None of us is a perfect human being, but we are perfect in our completeness.
In which sense?
In the sense that everyone has got the necessary tools to achieve his/her completeness.
Then… why do we always feel somehow incomplete? Why do we rush so much searching things and people that can complete us? What do we really miss?
Actually we don’t miss anything, but the problem lies in the fact that we always feel that we miss something.
For example, if our stomach gives us a nod of emptiness, we run immediately in search of food and then we eat and keep eating as if there wasn’t any tomorrow. We don’t even give too much importance to what we are eating, because what matters is that we fill our sense of emptiness! Sometimes we are not even hungry, but it’s just our feeling of incompleteness that let us feel hungry and let us believe that we can fix that gap with food ….YUM, YUM, YUM!
Also, when we feel alone and incomplete, we always run to do shopping, but we don’t understand that it is only our wardrobe that gets filled while our soul empties more and more …BUY, BUY! It’s nice occasionally to buy something as a gift for ourselves…but what usually happens is that we sell our soul to those objects by transforming ourselves into objects as well.
The same thing often happens with our heart.

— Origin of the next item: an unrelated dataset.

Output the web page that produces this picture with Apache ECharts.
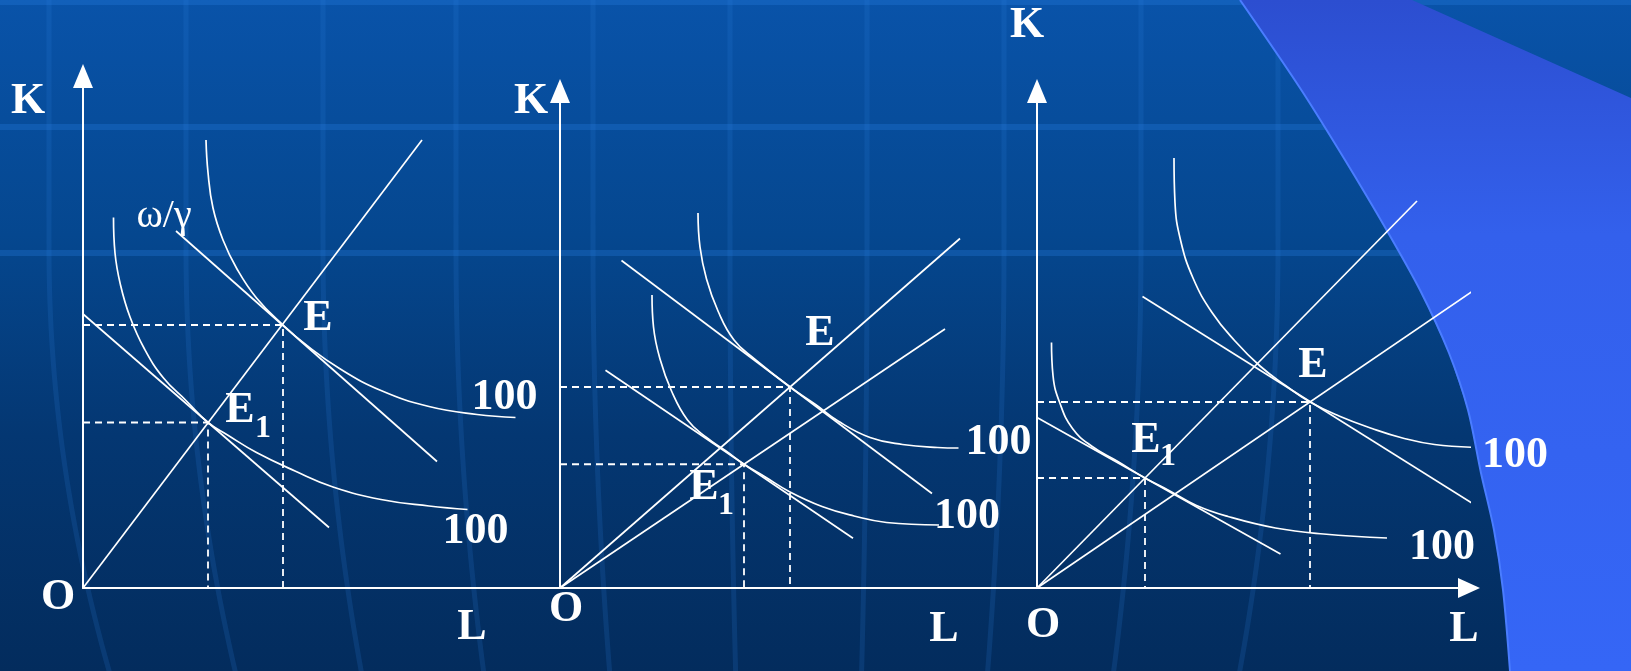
<!DOCTYPE html>
<html><head><meta charset="utf-8">
<script src="https://cdn.jsdelivr.net/npm/echarts@6/dist/echarts.min.js"></script>
<style>
html,body{margin:0;padding:0;}
#c{width:1631px;height:671px;background:linear-gradient(180deg,#0953a9 0%,#05478f 35%,#043772 65%,#032c5d 100%);}
</style>
</head><body><div id="c"></div>
<script>
// ---------- data (units: L on x, K on y) ----------
// Panel 1
const p1Ray = [[0,0],[67.8,89.6]];
const p1CostLow = [[0,54.8],[49.2,12.1]];
const p1CostHigh = [[18.6,71.4],[70.8,25.3]];
const p1QuantLow = [[6.1,74.1],[6.4,67.0],[7.5,60.6],[9.4,54.2],[12.3,47.8],[16.1,42.0],[20.6,37.5],[25.0,33.1],[28.9,30.6],[34.7,27.1],[42.4,23.4],[50.0,20.2],[59.6,17.7],[69.2,16.4],[76.9,15.7]];
const p1QuantHigh = [[24.6,89.6],[25.0,83.1],[26.0,76.0],[28.0,69.6],[30.8,63.8],[34.7,58.0],[40.0,52.6],[44.9,48.4],[51.3,43.9],[59.6,39.5],[69.2,36.3],[78.8,34.7],[86.5,34.1]];
const p1E = [40,52.6];
const p1E1 = [25,33.1];
// Panel 2
const p2RaySteep = [[0,0],[80,69.9]];
const p2RayFlat = [[0,0],[77,51.8]];
const p2CostHigh = [[12.3,65.5],[74.4,18.9]];
const p2CostLow = [[9.1,43.55],[58.6,9.95]];
const p2QuantHigh = [[27.6,75.0],[28.0,68.2],[29.3,61.8],[31.6,55.4],[34.8,49.6],[38.9,45.8],[46.0,40.2],[51.1,36.7],[55.6,33.4],[62.0,30.1],[68.5,28.7],[75.5,28.1],[79.7,28.0]];
const p2QuantLow = [[18.4,58.6],[18.7,52.2],[20.0,45.8],[22.3,39.4],[25.5,33.6],[29.3,30.1],[33.2,27.4],[36.8,24.75],[40.9,22.3],[46.0,19.2],[52.4,16.3],[58.8,14.4],[65.3,13.1],[75.8,12.6]];
const p2E = [46,40.2];
const p2E1 = [36.8,24.75];
// Panel 3
const p3RaySteep = [[0,0],[76,77.4]];
const p3RayFlat = [[0,0],[98.6,67.2]];
const p3CostHigh = [[21.1,58.3],[89,15.7]];
const p3CostLow = [[0,34.1],[48.7,6.8]];
const p3QuantHigh = [[27.4,86.0],[27.6,77.1],[28.7,69.6],[31.2,62.0],[35.0,55.1],[39.5,49.5],[44.6,44.4],[49.7,40.5],[54.6,37.2],[60.4,34.4],[67.0,31.9],[73.1,30.0],[79.5,28.7],[88.4,28.1]];
const p3QuantLow = [[2.9,49.1],[3.2,42.5],[4.6,36.9],[7.1,31.9],[10.9,28.4],[16.0,25.4],[21.6,22.0],[26.2,19.6],[31.9,16.5],[38.2,14.3],[47.7,12.0],[57.3,10.8],[70.0,10.0]];
const p3E = [54.6,37.2];
const p3E1 = [21.6,22.0];
// texts
const qLabel = '100';
const ratioLabel = 'ω/γ';
const axisK = 'K', axisL = 'L', axisO = 'O';

// ---------- layout ----------
const PX = 5; // pixels per unit
const originY = 588;
const grids = [
  {left:83, top:76, width:477},
  {left:560, top:91, width:477},
  {left:1037, top:91, width:432}
];
const FONT = "'Liberation Serif','Times New Roman',serif";
const last = a => a[a.length-1];

const chart = echarts.init(document.getElementById('c'), null, {renderer:'canvas'});

const gridOpt = grids.map(g => ({left:g.left, top:g.top, width:g.width, height:originY-g.top, containLabel:false}));
const xAxes = grids.map((g,i) => ({
  type:'value', gridIndex:i, min:0, max:g.width/PX,
  axisLine:{show:true, onZero:false, lineStyle:{color:'#fff', width:2},
    symbol: i===2 ? ['none','triangle'] : ['none','none'], symbolSize:[20,22]},
  axisTick:{show:false}, axisLabel:{show:false}, splitLine:{show:false}
}));
const yAxes = grids.map((g,i) => ({
  type:'value', gridIndex:i, min:0, max:(originY-g.top)/PX,
  axisLine:{show:true, onZero:false, lineStyle:{color:'#fff', width:2},
    symbol:['none','triangle'], symbolSize:[20,24]},
  axisTick:{show:false}, axisLabel:{show:false}, splitLine:{show:false}
}));

const series = [];
function line(data, gi, smooth, dashed){
  series.push({type:'line', xAxisIndex:gi, yAxisIndex:gi, data:data, smooth:smooth?0.45:false,
    showSymbol:false, symbol:'none', clip:false, silent:true,
    lineStyle:{color:'#fff', width: dashed?1.8:1.7, type: dashed?[7,5]:'solid', opacity:1}});
}
function drop(p, gi){ line([[0,p[1]],[p[0],p[1]],[p[0],0]], gi, false, true); }

// panel 1
line(p1Ray,0); line(p1CostLow,0); line(p1CostHigh,0);
line(p1QuantLow,0,true); line(p1QuantHigh,0,true);
drop(p1E,0); drop(p1E1,0);
// panel 2
line(p2RaySteep,1); line(p2RayFlat,1); line(p2CostHigh,1); line(p2CostLow,1);
line(p2QuantHigh,1,true); line(p2QuantLow,1,true);
drop(p2E,1); drop(p2E1,1);
// panel 3
line(p3RaySteep,2); line(p3RayFlat,2); line(p3CostHigh,2); line(p3CostLow,2);
line(p3QuantHigh,2,true); line(p3QuantLow,2,true);
drop(p3E,2); drop(p3E1,2);

// labels anchored at data points
function lab(p, text, off, size, bold){
  return {value:p, label:{show:true, position:'inside', formatter:text, offset:off, opacity:1,
    color:'#ffffff', textBorderWidth:0, fontFamily:FONT, fontSize:size||44, fontWeight: bold===false?'normal':'bold'}};
}
function labels(gi, items){
  series.push({type:'scatter', xAxisIndex:gi, yAxisIndex:gi, symbolSize:1, clip:false, silent:true,
    itemStyle:{color:'rgba(0,0,0,0)', opacity:1}, z:5, data:items});
}
labels(0,[
  lab(p1E,'E',[35,-6]),
  lab(p1E1,'E',[32,-12]), lab(p1E1,'1',[55,6],32),
  lab(last(p1QuantHigh),qLabel,[-11,-20]),
  lab(last(p1QuantLow),qLabel,[8,22]),
  lab(p1CostHigh[0],ratioLabel,[-12,-15],40,false)
]);
labels(1,[
  lab(p2E,'E',[30,-53]),
  lab(p2E1,'E',[-40,23]), lab(p2E1,'1',[-18,41],32),
  lab(last(p2QuantHigh),qLabel,[40,-5]),
  lab(last(p2QuantLow),qLabel,[28,-8])
]);
labels(2,[
  lab(p3E,'E',[3,-36]),
  lab(p3E1,'E',[1,-37]), lab(p3E1,'1',[23,-21],32),
  lab(last(p3QuantHigh),qLabel,[36,8]),
  lab(last(p3QuantLow),qLabel,[55,10])
]);

// background decoration + axis letters
const deco = [];
[127,253].forEach(y=>deco.push({type:'rect', z:-10, silent:true, shape:{x:0,y:y-3,width:1631,height:6},
  style:{fill:'rgba(40,125,225,0.30)'}}));
deco.push({type:'rect', z:-10, silent:true, shape:{x:0,y:0,width:1631,height:5}, style:{fill:'rgba(40,125,225,0.30)'}});
[49,186,323,456,593,730,867,1004,1141,1278].forEach(x0=>{
  const pts=[];
  for(let y=0;y<=690;y+=30){
    const t = y>250 ? (y-250)/421 : 0;
    pts.push([x0 + (800-x0)*0.08*t*t, y]);
  }
  deco.push({type:'polyline', z:-10, silent:true, shape:{points:pts, smooth:0.3},
    style:{stroke:'rgba(45,128,228,0.17)', lineWidth:5, fill:null}});
});
const edge = [[1240,0],[1300,88],[1345,160],[1386,229],[1420,290],[1449,353],[1468,410],[1481,473],[1494,530],[1503,590],[1510,671]];
deco.push({type:'polygon', z:-5, silent:true, shape:{points: edge.concat([[1631,671],[1631,98],[1412,0]])},
  style:{fill:new echarts.graphic.LinearGradient(0,0,0,1,[{offset:0,color:'#2c4ed0'},{offset:0.35,color:'#3360ec'},{offset:1,color:'#3566f6'}])}});
deco.push({type:'polyline', z:-4, silent:true, shape:{points:edge, smooth:0.3}, style:{stroke:'#4a7dff', lineWidth:2, fill:null}});
function txt(x,y,t){ deco.push({type:'text', z:10, silent:true, style:{x:x,y:y,text:t,fill:'#fff',
  font:"bold 44px "+FONT, textAlign:'center', textVerticalAlign:'middle'}}); }
txt(28,102,axisK); txt(531,102,axisK); txt(1027,26,axisK);
txt(58,598,axisO); txt(566,610,axisO); txt(1043,626,axisO);
txt(472,628,axisL); txt(944,630,axisL); txt(1464,630,axisL);

chart.setOption({
  animation:false,
  backgroundColor:'transparent',
  grid:gridOpt, xAxis:xAxes, yAxis:yAxes, series:series, graphic:deco
});
</script>
</body></html>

If it gives us the slightest feeling of suffering or loneliness, here we are running immediately in search of affection, love, friends, lovers…and if it doesn’t work, we dive into alcohol, drugs…..SPLASH! Is it really our heart to speak to us, to lie to us?
If we perceive a light feeling of deep silence, we rush to call a friend on the phone, to switch on the TV or listening to music. We always need to communicate or listen to someone or something to talk with, to be listened by….BLA, BLA, BLA!
Do we really need to fill us in this way or rush so desperately in search of something or someone to fulfill us as soon as possible? And, most important, do we really feel satisfied after? Did we really solved this lack? We probably believe we did it for the first few seconds, minutes or days…but then what?
Then we find ourselves panting again and looking for something else…and so on forever. We suffer, we run, we try, we find, we rejoice, we lose, we cry….we suffer again, run again, try again..and so on.
The problem is that as long as we continue to look outside for the solution to this feeling of lack, we will end only to find ephemeral and illusory solutions.
Where is that instead we do have really have to look?
Within yourself. This is the only answer. It is not easy at all. It’s not easy because the outside always seems so beautiful and bright, while the inside is dark and things do not appear clearly, then, it’s frightening. It is not easy to sit with yourself, in front of yourself and “talk”. And the only way to really talk to you is to be silent. There are answers that only silence can give and, as darkness, silence scares. Yes, it scares because it could be suddenly interrupted by something unexpected. Yes, it scares because it leaves us naked in front of the mirror of our soul. Being naked scares. Being naked, in silence, in the darkness of ourselves, scares. Not everyone has the courage to do it, and many of those who embrace the challenge, midway take a step back frightened and find themselves back to square one. It is not easy, but after every climb there is always a descent.
Today’s society has grown in the philosophy of NEED. We grew up as incomplete beings that always NEED something or someone to be complete, happy and completely happy. Everything is now advertised and sold to satisfy our needs…
“SELLING EMOTIONS” was the headline of a newspaper article that I read about ten years ago…
Everything and every person has a particular and special role in our life, but everything and every person has to be seen as a means of enrichment and expansion and not erroneously as a means of completion…as a need! There is nothing outside of ourselves that can complete us; however there is an immense variety of experiences and people who can enrich us.
It’s hard to accept it. It’s difficult to be “self-sufficient”. It’s hard to really love yourself without feeling the need of external confirmations, without giving too much importance to others’ opinions, without having always a shoulder to cry on or a hand to hold onto. Nowadays you can just look out the window, watch the TV or walk in a shopping center to find yourself inundated with “pre-packaged solutions” full of additives that “suicide” your soul.
We don’t need it!
If we meet on our journey, people who give us love and serenity, we must be happy and thankful for that… but we must also see it as a very nice meeting, as a fabulous time of sharing…and nothing more! We meet people but do not belong to each other, never. Nothing and no one can complete us, but only enrich us. Nobody can fill our sense of emptiness, because this would be like seeing the other as a physical object to get stuck into yourself, like a puzzle piece missing, and leave it there forever…impossible!!! Not even the real objects can complete us…how can they complete us anyway? They are OBJECTS!
In this path within yourself you must remember one thing:
In order to achieve your inner peace it’s not enough to find refuge on your own peaceful island. Knowing how to be alone with yourself is an unmistakable quality but it must not be confused with the only way of resolution. Who has really reached a state of balance with him/herself is the one who has managed to find a balance with him/herself, with the surrounding reality and, above all, with him/herself in this reality. Reality that includes a host of things, situations and people…many of which often create unease to us. Inconveniences that willingly are our best teachers of life, because they put us to the test and turn on in us the alarm and the desire of resolution.